Running on Empty

Op-Ed

By Rep. Joe Pitts

Horse racing has been said to be the sport of kings. Horses are strong, majestic creatures, whose natural beauty and power awed us from Ancient Greek hippodromes to Churchill Downs today. Man's kinship with the horse goes even further back into prehistoric times.

And yet, as with any sport, there are cheaters who spoil it for everyone.

Like the homerun hitters of the 1990s, many horse trainers use a variety of illicit substances to give their horses an unfair competitive advantage, even if it hurts the horse.

It is not only cruel to the animal, but often to the jockey, many of whom are injured when sick or injured horses collapse. Some have even died, including the apprentice jockey Juan Saez, who had once been considered a future racing superstar. He was killed in a race at the Indiana Grand in Shelbyville, Indiana, at just 17 year of age.

If nothing else, horse doping besmirches the integrity of the sport, turning a horse race into just a race between two chemists. What happened with Major League Baseball in the 1990s has been happening in horse racing for over 30 years.

Every week, some two dozen horses die on racetracks across the country. Many of these are horses that were sick, but were doped up and forced to race anyway.

In fact, almost every horse is given race-day medication, which is banned in other countries. Other countries look at American horse racing in disbelief: it should be obvious that no horse should be drugged on the day of a race.

Many people are making a fortune off of an industry that has been tainted by extensive corruption, and not just in Kentucky. It's happening right here in Pennsylvania. In February, several defendants in Cumberland County pled guilty to running an illegal gambling ring, money laundering, and criminal conspiracy, following an extensive FBI investigation. They will lose hundreds of thousands of ill-gotten dollars, and now face the possibility of federal prison time.

Thirty years ago, Congress allowed interstate wire gambling on horse races to take place, with the understanding that the horse racing industry would reform and police itself.

Over the course of decades, that understanding proved to be faulty. Only some states adopted uniform standards, making little progress against widespread cheating.

It doesn't make sense to keep doing the same thing but still expecting different results. How many more decades would have to pass, how many thousands more horses would have to die? Time has come for innovative ideas to fix this problem.

That is why last year I held a hearing as House Energy and Commerce Committee Health Subcommittee Chairman on Health about this very issue. Using information from this hearing, I introduced legislation that would create an independent anti-doping enforcement agency. Other Members of Congress from around the country introduced various other proposals, indicating a growing consensus that the status quo is unacceptable.

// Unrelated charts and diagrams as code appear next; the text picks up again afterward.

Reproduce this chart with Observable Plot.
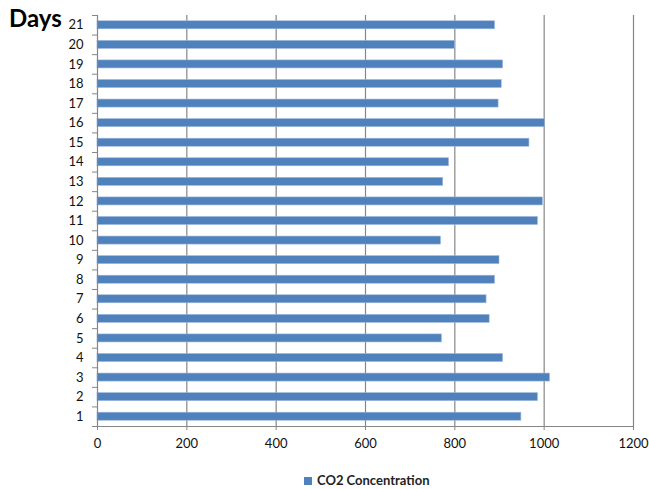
<!DOCTYPE html>
<html><head><meta charset="utf-8">
<script src="https://cdn.jsdelivr.net/npm/d3@7"></script>
<script src="https://cdn.jsdelivr.net/npm/@observablehq/plot@0.6"></script>
<style>
body{margin:0;background:#fff;font-family:Lato,"Open Sans",sans-serif;}
#wrap{position:relative;width:649px;height:489px;}
#title{position:absolute;left:9px;top:6px;font-weight:bold;font-size:24px;color:#000;line-height:1;}
#sw{position:absolute;left:304px;top:477px;width:8px;height:8px;background:#4F81BD;}
#legtext{position:absolute;left:317px;top:473px;font-size:13px;font-weight:bold;color:#222;line-height:15px;white-space:nowrap;}
</style></head><body>
<div id="wrap"><div id="chart"></div><div id="title">Days</div>
<div id="sw"></div><div id="legtext"></div></div>
<script>
const days = [1,2,3,4,5,6,7,8,9,10,11,12,13,14,15,16,17,18,19,20,21];
const co2 = [949,986,1013,908,771,878,871,890,900,769,986,997,774,787,967,1002,898,905,908,800,890];
const xTicks = [0,200,400,600,800,1000,1200];
const seriesName = "CO2 Concentration";

const data = days.map((d,i)=>({day:d, value:co2[i]}));
const half = 0.205;
const gray = "#868686";
const boundaries = d3.range(0.5, days.length + 1, 1);

const chart = Plot.plot({
  width:649, height:462,
  marginLeft:97, marginRight:16, marginTop:15, marginBottom:36,
  x:{domain:[0,1200]},
  y:{domain:[0.5,21.5]},
  style:{fontFamily:"Lato, 'Open Sans', sans-serif", fontSize:"13px", color:"#111", background:"#fff"},
  marks:[
    Plot.ruleX(xTicks.filter(v=>v>0), {stroke:gray, strokeWidth:1.2}),
    Plot.rectX(data, {x:"value", y1:d=>d.day-half, y2:d=>d.day+half, fill:"#4F81BD", stroke:"#9db8dc", strokeWidth:0.6}),
    Plot.ruleX([0], {stroke:gray, strokeWidth:1.2}),
    Plot.ruleY([0.5], {stroke:gray, strokeWidth:1.2}),
    Plot.axisX(xTicks, {tickSize:4, tickPadding:8, stroke:gray, label:null, tickFormat:d=>String(d)}),
    Plot.axisY(boundaries, {tickSize:5, tickFormat:()=>"", stroke:gray, label:null}),
    Plot.axisY(days, {tickSize:0, tickPadding:14, tickFormat:d=>String(d), label:null})
  ]
});
document.getElementById("chart").appendChild(chart);
document.getElementById("legtext").textContent = seriesName;
</script>
</body></html>
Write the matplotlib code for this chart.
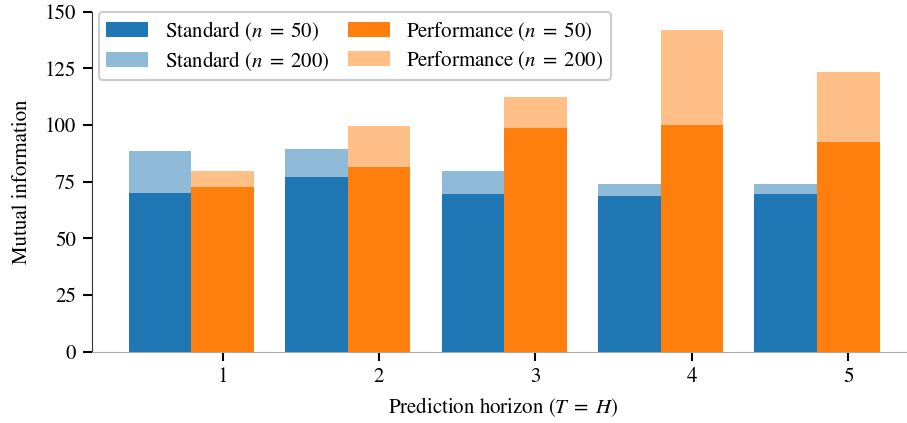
import matplotlib
matplotlib.use('Agg')
import matplotlib.pyplot as plt
import numpy as np

plt.rcParams['font.family'] = 'serif'
plt.rcParams['font.serif'] = ['STIXGeneral', 'Liberation Serif', 'DejaVu Serif']
plt.rcParams['mathtext.fontset'] = 'stix'
plt.rcParams['font.size'] = 15

# Mutual information per prediction horizon
horizons = [1, 2, 3, 4, 5]
standard_50 = [70, 77, 69.5, 68.5, 69.5]
standard_200 = [88.5, 89.5, 79.5, 74, 74]
performance_50 = [72.5, 81.5, 98.5, 100, 92.5]
performance_200 = [79.5, 99.5, 112.5, 142, 123.5]

x = np.array(horizons)
width = 0.4

fig = plt.figure(figsize=(9.07, 4.23), dpi=100)
ax = fig.add_axes([92 / 907, 1 - 351.7 / 423, 1 - 92 / 907, (351.7 - 11.7) / 423])

# larger sample size drawn behind the smaller one
ax.bar(x - width, standard_200, width, color='#8fbbd9', label=r'Standard ($n\;=\;200$)', zorder=2)
ax.bar(x - width, standard_50, width, color='#1f77b4', label=r'Standard ($n\;=\;50$)', zorder=3)
ax.bar(x, performance_200, width, color='#ffbf86', label=r'Performance ($n\;=\;200$)', zorder=2)
ax.bar(x, performance_50, width, color='#ff7f0e', label=r'Performance ($n\;=\;50$)', zorder=3)

ax.set_xticks(x)
ax.set_xlim(0.165, 5.375)
ax.set_ylim(0, 150)
ax.set_yticks([0, 25, 50, 75, 100, 125, 150])
ax.set_xlabel(r'Prediction horizon ($T\;=\;H$)')
ax.set_ylabel('Mutual information')
ax.xaxis.set_label_coords(0.5 * (387 + 620) / 815 - 92 / 815, -0.128)
ax.yaxis.set_label_coords(-0.074, 0.5)

ax.spines['top'].set_visible(False)
ax.spines['right'].set_visible(False)
ax.spines['left'].set_color('#333333')
ax.spines['bottom'].set_color('#aaaaaa')
ax.tick_params(length=6.5, width=1.5, color='black', pad=5)

handles, labels = ax.get_legend_handles_labels()
order = [1, 0, 3, 2]
leg = ax.legend([handles[i] for i in order], [labels[i] for i in order],
                ncol=2, loc='upper left', fancybox=True, framealpha=1,
                edgecolor='#cccccc', bbox_to_anchor=(7 / 815, 1.0), borderaxespad=0,
                columnspacing=0.9, labelspacing=0.3, borderpad=0.35)
leg.get_frame().set_linewidth(1.5)

fig.savefig('out.png', dpi=100)
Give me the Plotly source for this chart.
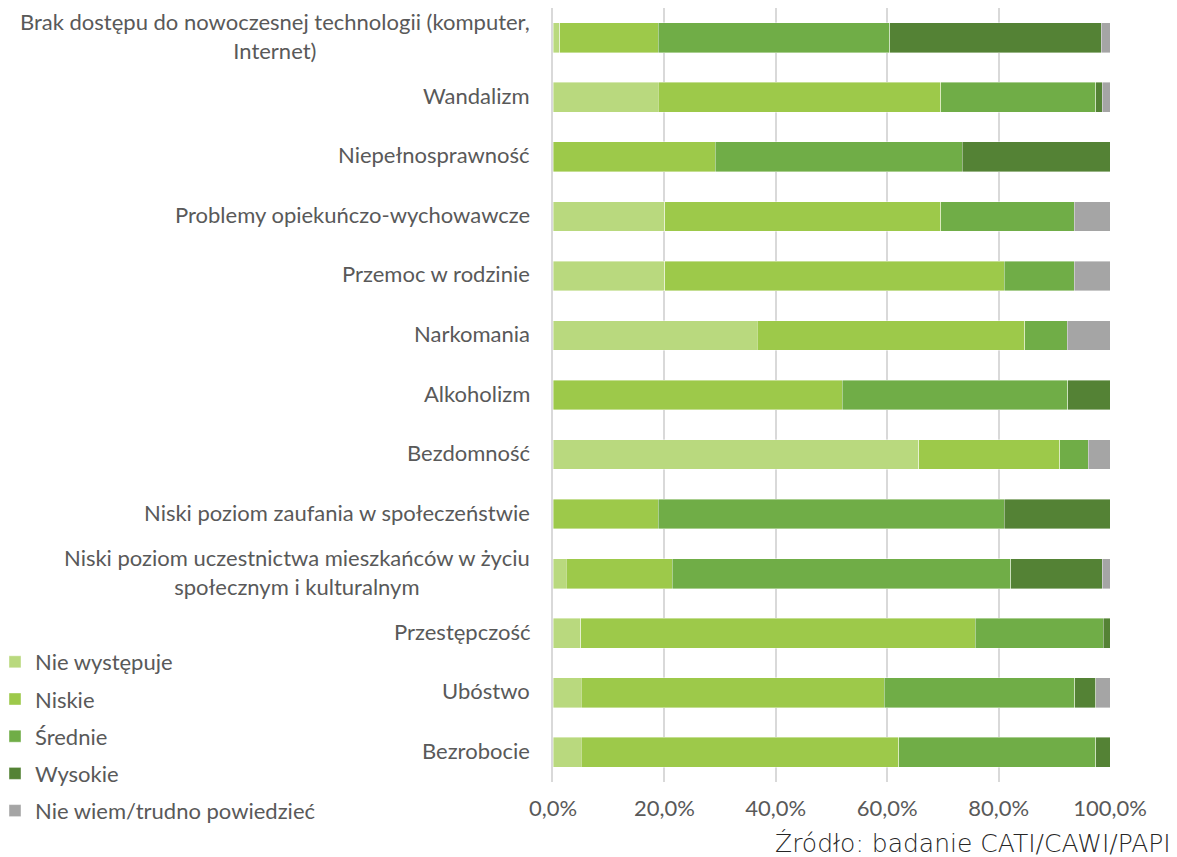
import plotly.graph_objects as go

categories = [
    "Brak dostępu do nowoczesnej technologii (komputer,<br>Internet)",
    "Wandalizm",
    "Niepełnosprawność",
    "Problemy opiekuńczo-wychowawcze",
    "Przemoc w rodzinie",
    "Narkomania",
    "Alkoholizm",
    "Bezdomność",
    "Niski poziom zaufania w społeczeństwie",
    "Niski poziom uczestnictwa mieszkańców w życiu<br>społecznym i kulturalnym",
    "Przestępczość",
    "Ubóstwo",
    "Bezrobocie",
]

series_names = ["Nie występuje", "Niskie", "Średnie", "Wysokie", "Nie wiem/trudno powiedzieć"]

nie_wystepuje = [1.2, 18.9, 0.0, 20.1, 20.1, 36.7, 0.0, 65.7, 0.0, 2.4, 5.0, 5.1, 5.1]
niskie        = [17.7, 50.7, 29.1, 49.5, 60.9, 48.0, 51.9, 25.3, 18.9, 19.0, 70.8, 54.4, 57.0]
srednie       = [41.6, 27.8, 44.4, 24.0, 12.6, 7.6, 40.5, 5.1, 62.1, 60.8, 23.0, 34.2, 35.3]
wysokie       = [37.9, 1.2, 26.5, 0.0, 0.0, 0.0, 7.6, 0.0, 19.0, 16.4, 1.2, 3.7, 2.6]
nie_wiem      = [1.6, 1.4, 0.0, 6.4, 6.4, 7.7, 0.0, 3.9, 0.0, 1.4, 0.0, 2.6, 0.0]

x_ticks = [0, 20, 40, 60, 80, 100]
x_tick_labels = ["0,0%", "20,0%", "40,0%", "60,0%", "80,0%", "100,0%"]
source_text = "Źródło: badanie CATI/CAWI/PAPI"

colors = ["#B9D97E", "#9DC94A", "#70AD47", "#548235", "#A5A5A5"]
values = [nie_wystepuje, niskie, srednie, wysokie, nie_wiem]

label_font = dict(family="Lato", size=22, color="#595959")

# figure is shifted by the page's 8px body margin, so size/margins compensate
W, H = 1169, 849
L, R, T, B = 545, 67, 0, 75
PW, PH = W - L - R, H - T - B

fig = go.Figure()
for name, vals, col in zip(series_names, values, colors):
    fig.add_trace(go.Bar(
        y=categories, x=vals, name=name, orientation="h",
        marker=dict(color=col, line=dict(color="rgba(255,255,255,0.5)", width=0.8)),
        legendgroup=name,
    ))

for cat in categories:
    fig.add_annotation(
        x=0, xref="paper", y=cat, yref="y", text=cat, showarrow=False,
        xanchor="right", yanchor="middle", xshift=-21, yshift=2, align="center",
        font=label_font,
    )

fig.add_annotation(
    x=(1165 - L) / PW, xref="paper", y=-(835 - (T + PH)) / PH, yref="paper",
    text=source_text, showarrow=False,
    xanchor="right", yanchor="middle",
    font=dict(family="DejaVu Sans", size=25, color="#262626", weight=300),
)

fig.update_layout(
    width=W, height=H,
    margin=dict(l=L, r=R, t=T, b=B, autoexpand=False),
    barmode="stack", bargap=0.5,
    plot_bgcolor="white", paper_bgcolor="white",
    showlegend=True,
    legend=dict(
        x=(-13 - L) / PW, xanchor="left", y=(PH - 633) / PH, yanchor="top",
        traceorder="grouped", tracegroupgap=5.6, itemwidth=30,
        font=label_font, bgcolor="rgba(0,0,0,0)",
    ),
    xaxis=dict(
        range=[0, 100], tickvals=x_ticks, ticktext=x_tick_labels,
        showgrid=True, gridcolor="#D9D9D9", gridwidth=2, zeroline=False,
        showline=False, ticks="", tickfont=label_font, ticklabelstandoff=11,
        fixedrange=True,
    ),
    yaxis=dict(
        autorange="reversed", showticklabels=False, showgrid=False,
        showline=True, linecolor="#D9D9D9", linewidth=2, ticks="", zeroline=False,
    ),
)

fig.write_html("out.html")
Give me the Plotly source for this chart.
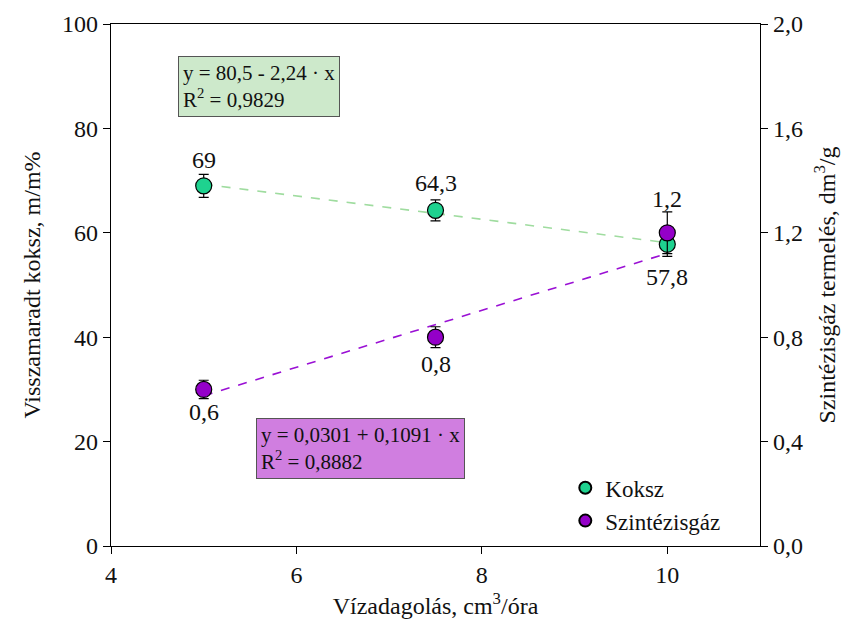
import plotly.graph_objects as go
import numpy as np

# Data
water = [5, 7.5, 10]
koksz = [69, 64.3, 57.8]
koksz_err = [2.2, 2.0, 2.3]
koksz_labels = ["69", "64,3", "57,8"]
syngas = [0.6, 0.8, 1.2]
syngas_err = [0.035, 0.04, 0.08]
syngas_labels = ["0,6", "0,8", "1,2"]
# fit coefficients (intercept, slope)
koksz_fit = [80.5, -2.24]
syngas_fit = [0.0301, 0.1091]
fit_x = [5, 10]

FONT = "Liberation Serif, Times New Roman, serif"
GREEN = "#1ed28f"
PURPLE = "#9400c8"
TXT = "#111"

def F(size):
    return dict(family=FONT, size=size, color=TXT)

fig = go.Figure()

fx = np.array(fit_x, dtype=float)
fig.add_trace(go.Scatter(x=fx, y=koksz_fit[0] + koksz_fit[1] * fx, mode="lines",
                         line=dict(color="#9fdc9f", width=1.6, dash="dash"),
                         showlegend=False, hoverinfo="skip"))
fig.add_trace(go.Scatter(x=fx, y=syngas_fit[0] + syngas_fit[1] * fx, mode="lines",
                         line=dict(color="#9a10d4", width=1.6, dash="dash"),
                         showlegend=False, hoverinfo="skip", yaxis="y2"))

fig.add_trace(go.Scatter(x=water, y=koksz, mode="markers", name="Koksz",
                         marker=dict(color=GREEN, size=16, line=dict(color="black", width=1.2)),
                         error_y=dict(type="data", array=koksz_err, color="black", thickness=1.2, width=5)))
fig.add_trace(go.Scatter(x=water, y=syngas, mode="markers", name="Szintézisgáz",
                         marker=dict(color=PURPLE, size=16, line=dict(color="black", width=1.2)),
                         error_y=dict(type="data", array=syngas_err, color="black", thickness=1.2, width=5),
                         yaxis="y2"))

# value labels
k_shift = [26, 27, -33]
s_shift = [-23, -27, 34]
for xv, yv, t, sh in zip(water, koksz, koksz_labels, k_shift):
    fig.add_annotation(x=xv, y=yv, xref="x", yref="y", text=t, showarrow=False, yshift=sh, font=F(24))
for xv, yv, t, sh in zip(water, syngas, syngas_labels, s_shift):
    fig.add_annotation(x=xv, y=yv, xref="x", yref="y2", text=t, showarrow=False, yshift=sh, font=F(24))

fig.update_layout(
    width=856, height=636,
    margin=dict(l=111, r=96, t=24, b=90),
    plot_bgcolor="white", paper_bgcolor="white",
    separators=", ",
    font=F(22),
    xaxis=dict(range=[4, 11], tickvals=[4, 6, 8, 10], showline=True, linecolor="black", linewidth=1.3,
               mirror=True, ticks="outside", ticklen=7, tickcolor="black", showgrid=False, zeroline=False,
               tickfont=F(24),
               title=dict(text="Vízadagolás, cm<sup>3</sup>/óra", font=F(24), standoff=10)),
    yaxis=dict(range=[0, 100], tickvals=[0, 20, 40, 60, 80, 100], showline=True, linecolor="black",
               linewidth=1.3, ticks="outside", ticklen=7, tickcolor="black", showgrid=False, zeroline=False,
               tickfont=F(24),
               title=dict(text="Visszamaradt koksz, m/m%", font=F(24), standoff=14)),
    yaxis2=dict(range=[0, 2], tickvals=[0, 0.4, 0.8, 1.2, 1.6, 2.0], tickformat=".1f", overlaying="y",
                side="right", showline=True, linecolor="black", linewidth=1.3, ticks="outside", ticklen=7,
                tickcolor="black", showgrid=False, zeroline=False, tickfont=F(24),
                title=dict(text="Szintézisgáz termelés, dm<sup>3</sup>/g", font=F(24), standoff=16)),
    legend=dict(x=0.70, y=0.08, xanchor="left", yanchor="middle", bgcolor="rgba(0,0,0,0)",
                font=F(23), itemsizing="constant", tracegroupgap=2),
)

# Equation boxes
fig.add_annotation(xref="paper", yref="paper", x=(178 - 111) / 649, y=(546 - 56) / 522,
                   xanchor="left", yanchor="top", align="left", showarrow=False,
                   text="y = 80,5 - 2,24 · x<br>R<sup>2</sup> = 0,9829",
                   font=F(21), bgcolor="#cde9cb", bordercolor="#555", borderwidth=1, borderpad=4)
fig.add_annotation(xref="paper", yref="paper", x=(256 - 111) / 649, y=(546 - 418) / 522,
                   xanchor="left", yanchor="top", align="left", showarrow=False,
                   text="y = 0,0301 + 0,1091 · x<br>R<sup>2</sup> = 0,8882",
                   font=F(21), bgcolor="#d07ee0", bordercolor="#555", borderwidth=1, borderpad=4)

fig.write_html("out.html")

Two days before this year's Kentucky Derby, I joined with Democrat Senator Tom Udall of New Mexico, to introduce bipartisan, bicameral legislation shutting off the Congressionally sanctioned flow of money to this industry. We named our legislation off of horses who were euthanized on race tracks after being drugged. Senator Udall named his bill after Teller All Gone, a two-year old quarter horse who fell after the wire at a race in his home state of New Mexico, and I named my bill after Coronado Heights, a four-year-old thoroughbred who died racing with a degenerative joint disease.

Our bill would put a halt to about 90 percent of the $11 billion wagered on horseracing.

Predictably, those profiting off of the status quo attacked our bipartisan reforms. Our reforms will ultimately benefit the sport by restoring it to honor and integrity.

On Wednesday, I joined with Representatives Anna Eshoo and Jan Schawkowsky to re-introduce another bill, the Horseracing Integrity and Safety Act. If it becomes law, it will put an end to race-day doping by giving the U.S. Anti-Doping Agency enforcement authority. Further, this legislation would create a "three strikes and you're out" to ban bad actors from the industry altogether.

After thirty years of waiting at the starting gate, we hope that this bill can be the shot to get horse racing started again.